BARRIE COURT FILE NO.: CV-18-417-00 DATE: 20240430 SUPERIOR COURT OF JUSTICE - ONTARIO
RE: Peter Neary, Plaintiff/Responding Party AND: Aviva Insurance Company of Canada, Defendant/Moving Party
BEFORE: The Honourable Madam Justice S.E. Healey
COUNSEL: Lane Foster and Kenneth Ciupka, Counsel, for the Plaintiff/Responding Party Sabrina Lucenti and Robin Moodie, as agent for Counsel, for the Defendant/Moving Party
HEARD: April 16, 2024
ENDORSEMENT
The Motion
[1] The defendant moves for an order striking two Requests to Admit delivered by the plaintiff or, in the alternative, an order withdrawing the deemed admissions arising from the two Requests to Admit, which went unanswered by the defendant.
[2] This is a motor vehicle accident claim. But for the unanswered Requests to Admit, liability and damages have been disputed since the delivery of the Statement of Defence, including whether a threshold impairment has been sustained by the plaintiff.
The Facts
[3] On April 20, 2022, the plaintiff served Aviva’s former lawyer, Mark Elkin, with a 56 paragraph Request to Admit (the “First RTA”). Mr. Elkin responded within the required 20-day period by denying all 56 paragraphs and denying the authenticity of all documents for reasons stated in the Response (the “First Response”).

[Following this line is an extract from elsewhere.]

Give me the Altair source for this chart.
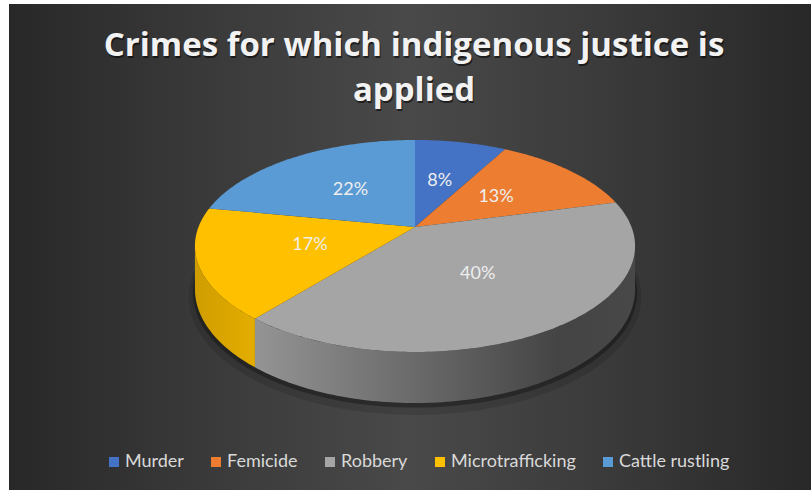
import altair as alt
import numpy as np
import pandas as pd

# ---- data ----
crimes = ["Murder", "Femicide", "Robbery", "Microtrafficking", "Cattle rustling"]
shares = [8, 13, 40, 17, 22]
labels = ["8%", "13%", "40%", "17%", "22%"]
colors = ["#4472c4", "#ed7d31", "#a5a5a5", "#ffc000", "#5b9bd5"]
title_lines = ["Crimes for which indigenous justice is", "applied"]

# ---- layout / style ----
W, H = 802, 486
PAD_L, PAD_T = 9, 4
CX, CY = 415.0 - PAD_L, 227.0 - PAD_T   # pie centre (plot coords)
R = 216.5
TILT = 0.474
PERSP = 0.179
DEPTH = 41.9
FONT = "Lato"
TITLE_FONT = "Open Sans"


def project(phi, r=1.0, drop=0.0):
    X = R * r * np.sin(phi)
    Z = R * r * np.cos(phi)
    f = 1.0 / (1.0 + PERSP * Z / R)
    return CX + X * f, CY - TILT * Z * f + drop * f


def arc_pts(a0, a1, r=1.0, drop=0.0):
    n = max(6, int(np.degrees(abs(a1 - a0))))
    ph = np.linspace(a0, a1, n)
    xs, ys = project(ph, r, drop)
    return [[float(x), float(y)] for x, y in zip(xs, ys)]


total = float(sum(shares))
cum = np.concatenate([[0.0], np.cumsum(shares)]) / total * 2 * np.pi

# top faces
top_feats = []
for i, c in enumerate(crimes):
    pts = [[CX, CY]] + arc_pts(cum[i], cum[i + 1]) + [[CX, CY]]
    top_feats.append({"type": "Feature",
                      "geometry": {"type": "Polygon", "coordinates": [pts]},
                      "properties": {"crime": c}})

# visible outer walls
phiL = np.pi / 2 + np.arcsin(PERSP)
phiR = 1.5 * np.pi - np.arcsin(PERSP)
wall_feats = {}
for i, c in enumerate(crimes):
    s, e = max(cum[i], phiL), min(cum[i + 1], phiR)
    if e > s:
        top = arc_pts(s, e)
        bot = arc_pts(s, e, drop=DEPTH)[::-1]
        pts = top + bot + [top[0]]
        wall_feats[c] = [{"type": "Feature",
                          "geometry": {"type": "Polygon", "coordinates": [pts]},
                          "properties": {"crime": c}}]


def shadow_feat(extra_drop, grow):
    ph = np.linspace(0, 2 * np.pi, 181)
    X = (R + grow) * np.sin(ph)
    Z = (R + grow) * np.cos(ph)
    f = 1.0 / (1.0 + PERSP * Z / R)
    xs_ = CX + X * f
    ys_ = CY - TILT * Z * f + (DEPTH + extra_drop) * f
    pts = [[float(x), float(y)] for x, y in zip(xs_, ys_)]
    return [{"type": "Feature",
             "geometry": {"type": "Polygon", "coordinates": [pts]},
             "properties": {}}]


PROJ = dict(type="identity", scale=1, translate=[0, 0])

xs = alt.Scale(domain=[0, W], range=[0, W], nice=False, zero=False)
ys = alt.Scale(domain=[0, H], range=[0, H], nice=False, zero=False)

# background
bg = alt.Chart(pd.DataFrame({"k": [0]})).mark_rect(
    fill=alt.LinearGradient(
        gradient="linear", x1=0, x2=1, y1=0, y2=0,
        stops=[alt.GradientStop(color="#282828", offset=0),
               alt.GradientStop(color="#3a3a3a", offset=0.25),
               alt.GradientStop(color="#494949", offset=0.5),
               alt.GradientStop(color="#3a3a3a", offset=0.75),
               alt.GradientStop(color="#282828", offset=1)]),
).encode(x=alt.value(0), x2=alt.value(W), y=alt.value(0), y2=alt.value(H))

shadow1 = alt.Chart(alt.InlineData(values=shadow_feat(6, 6))).mark_geoshape(
    fill="#000000", opacity=0.12, strokeOpacity=0).project(**PROJ)
shadow2 = alt.Chart(alt.InlineData(values=shadow_feat(2.5, 2))).mark_geoshape(
    fill="#000000", opacity=0.3, strokeOpacity=0).project(**PROJ)

wall_grads = {
    "Robbery": [("#949494", 0), ("#6c6c6c", 0.4), ("#444444", 0.8), ("#484848", 1)],
    "Microtrafficking": [("#cf9d00", 0), ("#e4ad00", 1)],
}
walls = []
for c, feats in wall_feats.items():
    col0 = colors[crimes.index(c)]
    stops = wall_grads.get(c, [(col0, 0), (col0, 1)])
    walls.append(alt.Chart(alt.InlineData(values=feats)).mark_geoshape(
        fill=alt.LinearGradient(gradient="linear", x1=0, x2=1, y1=0, y2=0,
                                stops=[alt.GradientStop(color=col, offset=o) for col, o in stops]),
        strokeOpacity=0).project(**PROJ))

top = alt.Chart(alt.InlineData(values=top_feats)).mark_geoshape(
    strokeOpacity=0).encode(
    color=alt.Color("properties.crime:N",
                    scale=alt.Scale(domain=crimes, range=colors),
                    legend=alt.Legend(orient="none", legendX=96, legendY=449,
                                      direction="horizontal", columns=5,
                                      symbolType="square", symbolSize=100,
                                      symbolStrokeWidth=0, labelFont=FONT,
                                      labelFontSize=18, labelColor="#d9d9d9",
                                      labelOffset=2, columnPadding=23,
                                      padding=0, title=None)),
).project(**PROJ)

# data labels
mid = (cum[:-1] + cum[1:]) / 2
lx, ly = project(mid, r=0.5)
lab_df = pd.DataFrame({"x": lx, "y": ly, "t": labels})
lab = alt.Chart(lab_df).mark_text(font=FONT, fontSize=18, color="#eeeeee",
                                  baseline="middle", align="center").encode(
    x=alt.X("x:Q", scale=xs, axis=None), y=alt.Y("y:Q", scale=ys, axis=None),
    text="t:N")

# title (one multi-line text, with a soft drop shadow)
tdf = pd.DataFrame({"t": ["\n".join(title_lines)]})
tlayers = []
for dx, dy, col, op in [(1, 1.5, "#000000", 0.55), (0, 0, "#f2f2f2", 1.0)]:
    tlayers.append(
        alt.Chart(tdf).mark_text(
            font=TITLE_FONT, fontSize=33, fontWeight="bold", color=col, opacity=op,
            align="center", baseline="alphabetic", lineBreak="\n", lineHeight=45).encode(
            x=alt.value(405 + dx), y=alt.value(52 + dy), text="t:N"))

chart = alt.layer(bg, shadow1, shadow2, *walls, top, lab, *tlayers).properties(
    width=W, height=H,
    padding={"left": PAD_L, "top": PAD_T, "right": 0, "bottom": 0},
    autosize=alt.AutoSizeParams(type="none"),
    background="#ffffff",
).configure_view(stroke=None)

chart.save("out.html", embed_options={"renderer": "svg", "actions": False})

[4] On October 27, 2022, the plaintiff served a second Request to Admit (the “Second RTA”). Mr. Elkin’s evidence is that the Second RTA did not come to his attention when it was served, and no response was delivered within the required 20 days. The mistake was not discovered until November 20, 2023, which was the date that the matter was called in to begin trial. It was only discovered when the plaintiff’s lawyer advised of his intention to rely on the deemed admissions. A Response was delivered that same day.
[5] Counsel, William Jesseau took over the file from Mr. Elkin in April 2023. He did not withdraw any of the denials in the First Response. He states that the Second RTA was not included in the file when it was handed over to him from Mr. Elkin’s firm.
[6] On or about April 27, 2023 the plaintiff served a third (undated) Request to Admit (the “Third RTA”), with only a few additions to what was contained in the First and Second RTAs, primarily to address a new expert report. Mr. Jesseau responded in the time required under the Rules of Civil Procedure, R.R.O. 1990, Reg. 194 (the “Rules”).
[7] On October 25, 2023, the plaintiff served a fourth Request to Admit (the “Fourth RTA”), again with minimal additions, primarily to address the plaintiff’s counselling sessions and an addendum expert report.
[8] The Fourth RTA did not come to Mr. Jesseau’s attention, through inadvertence. Again, he learned of its existence on the first day of trial and delivered a Response the same day.
[9] The trial was adjourned from November 2023 to the May 2024 sittings because of this issue.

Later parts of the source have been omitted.